Pioneering BBC TV producer Selwyn Roderick dies

Selwyn Roderick (right) and image from his film Tamed and Shabby Tiger
Image caption Selwyn Roderick (right) and an image from his film Tamed and Shabby Tiger, looking at the changing face of Cardiff's docklands

Tributes have been paid to one of the BBC's first television producers in Wales who has died, aged 82.

Selwyn Roderick, seen as a key figure in the development of Welsh TV, worked on programmes as diverse as Come Dancing and Songs of Praise.

One of his crowning achievements was Tamed and Shabby Tiger, an affectionate farewell to Cardiff's Tiger Bay as old buildings were demolished in 1968.

BBC Wales director Keith Jones said Mr Roderick was an important innovator.

Mr Roderick leaves a wife and three children.

He will also be remembered for producing the Welsh language programme Plant y Paith, a documentary about Patagonia with Owen Edwards, and Wales! Wales?, a controversial series of programmes with historian, Professor Dai Smith.

He also produced a number of programmes with the eminent Welsh maritime historian, Aled Eames.

Prof Smith described Mr Roderick as one of the most "likeable characters you could ever meet".

He said: "I first got to know Selwyn when he asked me to present the series of (Wales!
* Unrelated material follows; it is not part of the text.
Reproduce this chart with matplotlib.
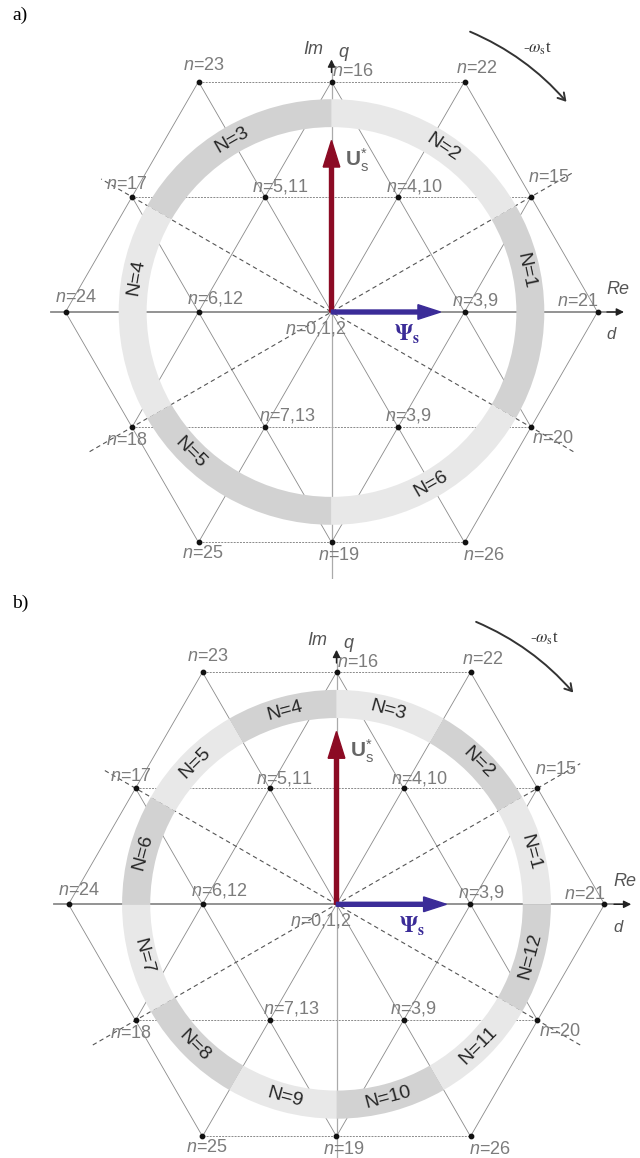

Wales?) films, which were shown across the UK on BBC2 in 1985.

"Selwyn was already a distinguished film maker for the BBC, and had made several important and significant documentaries."
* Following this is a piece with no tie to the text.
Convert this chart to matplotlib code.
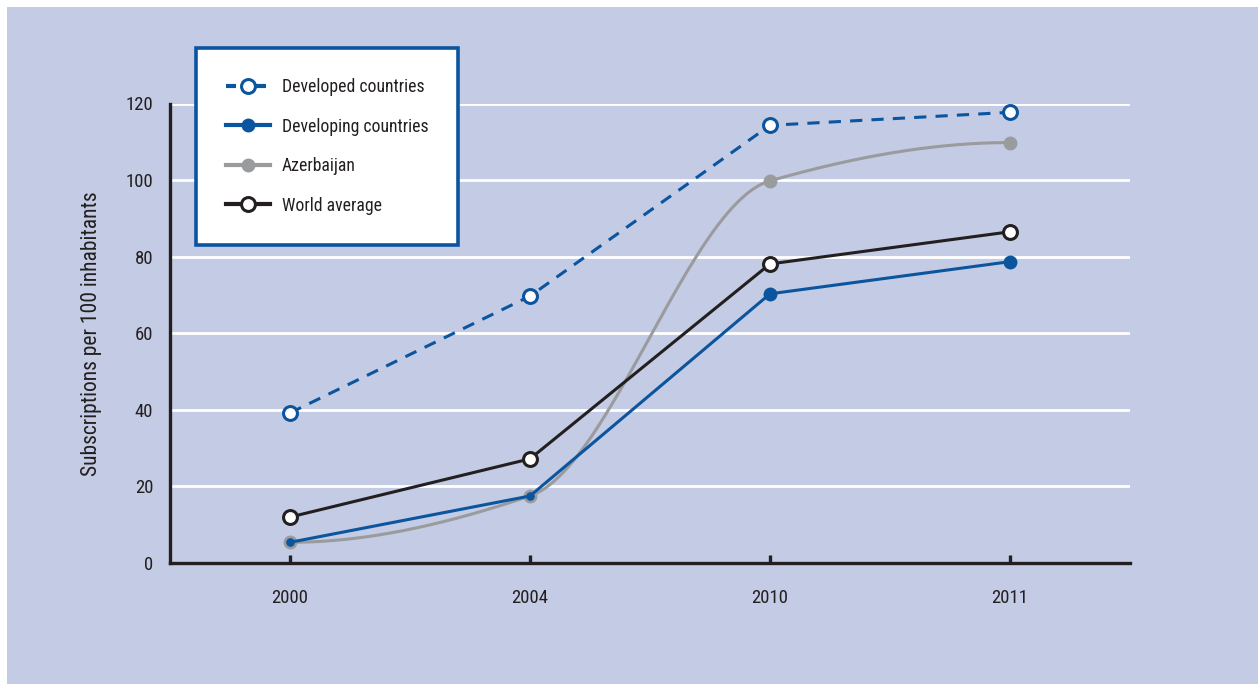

Asked to describe what Mr Roderick was like, Prof Smith replied: "He was feisty, intellectually driven and a passionate patriot.
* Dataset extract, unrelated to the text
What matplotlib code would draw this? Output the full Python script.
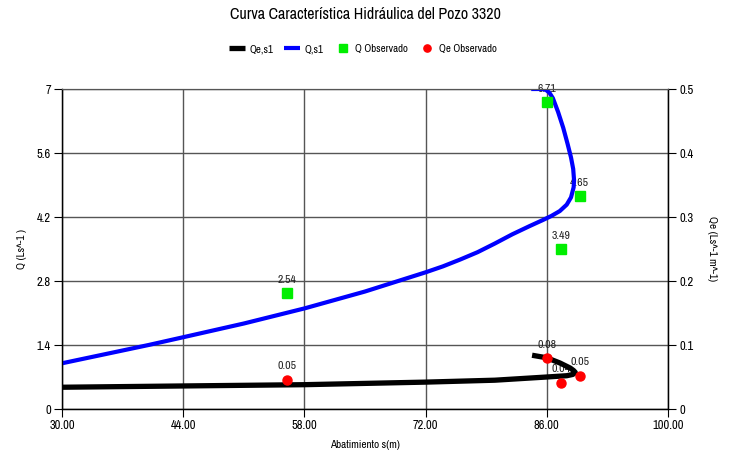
import matplotlib
matplotlib.use("Agg")
import matplotlib.pyplot as plt
from matplotlib import ticker

plt.rcParams['font.family'] = ['Archivo Narrow', 'Liberation Sans', 'DejaVu Sans']

# curve Q,s1 (abatimiento s vs caudal Q)
s_q = [30, 35, 40, 44, 51, 58, 65, 72, 74, 76, 78, 80, 82, 84, 85.5, 86.5, 87.5, 88.3, 88.8, 89.1,
       89.15, 89.05, 88.8, 88.4, 87.9, 87.3, 86.7, 86.3, 85.9, 85.5, 84.2]
q_curve = [1.00, 1.20, 1.40, 1.57, 1.87, 2.20, 2.57, 2.99, 3.12, 3.27, 3.43, 3.62, 3.82, 4.00, 4.13,
           4.22, 4.33, 4.47, 4.63, 4.85, 5.00, 5.25, 5.50, 5.80, 6.15, 6.50, 6.80, 6.92, 6.98, 7.0, 7.0]

# curve Qe,s1 (caudal especifico)
s_qe = [30, 44, 58, 72, 80, 86, 88.3, 89.0, 89.3, 89.1, 88.7, 87.5, 86.0, 84.3]
qe_curve = [0.034, 0.036, 0.038, 0.042, 0.045, 0.050, 0.052, 0.054, 0.057, 0.060, 0.064, 0.072,
            0.080, 0.084]

# observed values
s_obs = [56.0, 86.0, 89.8, 87.6]
q_obs = [2.54, 6.71, 4.65, 3.49]
qe_obs = [0.046, 0.079, 0.052, 0.041]

x_ticks = [30, 44, 58, 72, 86, 100]
q_ticks = [0, 1.4, 2.8, 4.2, 5.6, 7]
qe_ticks = [0, 0.1, 0.2, 0.3, 0.4, 0.5]

fig = plt.figure(figsize=(7.3, 4.58), dpi=100)
ax1 = fig.add_axes([62 / 730, 1 - 409 / 458, 606 / 730, 320 / 458])
ax2 = ax1.twinx()

grid_col = '#555555'
ax1.set_xlim(30, 100)
ax1.set_ylim(0, 7)
ax2.set_ylim(0, 0.5)
ax1.set_xticks(x_ticks)
ax1.set_yticks(q_ticks)
ax2.set_yticks(qe_ticks)
ax1.xaxis.set_major_formatter(ticker.FormatStrFormatter('%.2f'))
ax1.yaxis.set_major_formatter(ticker.FuncFormatter(lambda v, p: f'{v:g}'))
ax2.yaxis.set_major_formatter(ticker.FuncFormatter(lambda v, p: f'{v:g}'))
ax1.grid(True, color=grid_col, linewidth=1.0)
ax1.set_axisbelow(True)

for ax in (ax1, ax2):
    ax.tick_params(labelsize=9, length=6, width=0.8, colors='black', pad=2)
    ax.spines['top'].set_color(grid_col)
    ax.spines['left'].set_linewidth(0.9)
    ax.spines['right'].set_linewidth(0.9)
    ax.spines['bottom'].set_linewidth(0.9)

# observed labels (under the curves)
for s, q in zip(s_obs, q_obs):
    ax1.annotate(f'{q:.2f}', (s, q), xytext=(0, 6), textcoords='offset points',
                 ha='center', va='bottom', fontsize=8.5, color='#222222', zorder=1)
for s, qe in zip(s_obs, qe_obs):
    ax2.annotate(f'{qe:.2f}', (s, qe), xytext=(0, 6), textcoords='offset points',
                 ha='center', va='bottom', fontsize=8.5, color='#222222', zorder=1)

l2, = ax1.plot(s_q, q_curve, color='#0000ff', linewidth=3.0, zorder=3, label='Q,s1',
               solid_joinstyle='round', solid_capstyle='butt')
m1, = ax1.plot(s_obs, q_obs, 's', color='#00ee00', markersize=6.5, linestyle='none', zorder=4,
               label='Q Observado')
l1, = ax2.plot(s_qe, qe_curve, color='black', linewidth=3.8, zorder=3, label='Qe,s1',
               solid_joinstyle='round', solid_capstyle='butt')
m2, = ax2.plot(s_obs, qe_obs, 'o', color='#ff0000', markersize=6.5, linestyle='none', zorder=4,
               label='Qe Observado')

fig.text(365 / 730, 1 - 445 / 458, 'Abatimiento s(m)', fontsize=8, ha='center', va='center')
fig.text(22 / 730, 1 - 249 / 458, 'Q (Ls^-1 )', fontsize=8, ha='center', va='center', rotation=90)
fig.text(712 / 730, 1 - 249 / 458, 'Qe (Ls^-1 m^-1)', fontsize=8, ha='center', va='center',
         rotation=270)

fig.suptitle('Curva Característica Hidráulica del Pozo 3320', x=365 / 730, y=1 - 7 / 458,
             fontsize=11.5, fontweight='semibold', va='top')
fig.legend(handles=[l1, l2, m1, m2], loc='center', bbox_to_anchor=(363 / 730, 1 - 49 / 458),
           ncol=4, frameon=False, fontsize=7.8, handlelength=1.5, columnspacing=1.0,
           handletextpad=0.4, markerscale=0.8)

fig.savefig('out.png', dpi=100)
"At times, he could be irascible, a pain in the neck, but he could also be charming and delightful. He was always animated and was one of the most likeable characters you could ever meet."

BBC Cymru Wales director Keith Jones said Mr Roderick played an "important role".

He added: "He laid firm foundations for the medium, as well as bridging the development of innovative television services - in both Welsh and English. I had the privilege of working with Selwyn for a time, and it was a sheer joy.

"I offer both my own and BBC Cymru Wales' sincere condolences to the family, and acknowledge and give thanks for the distinguished contributions of one of the most important innovators in our industry."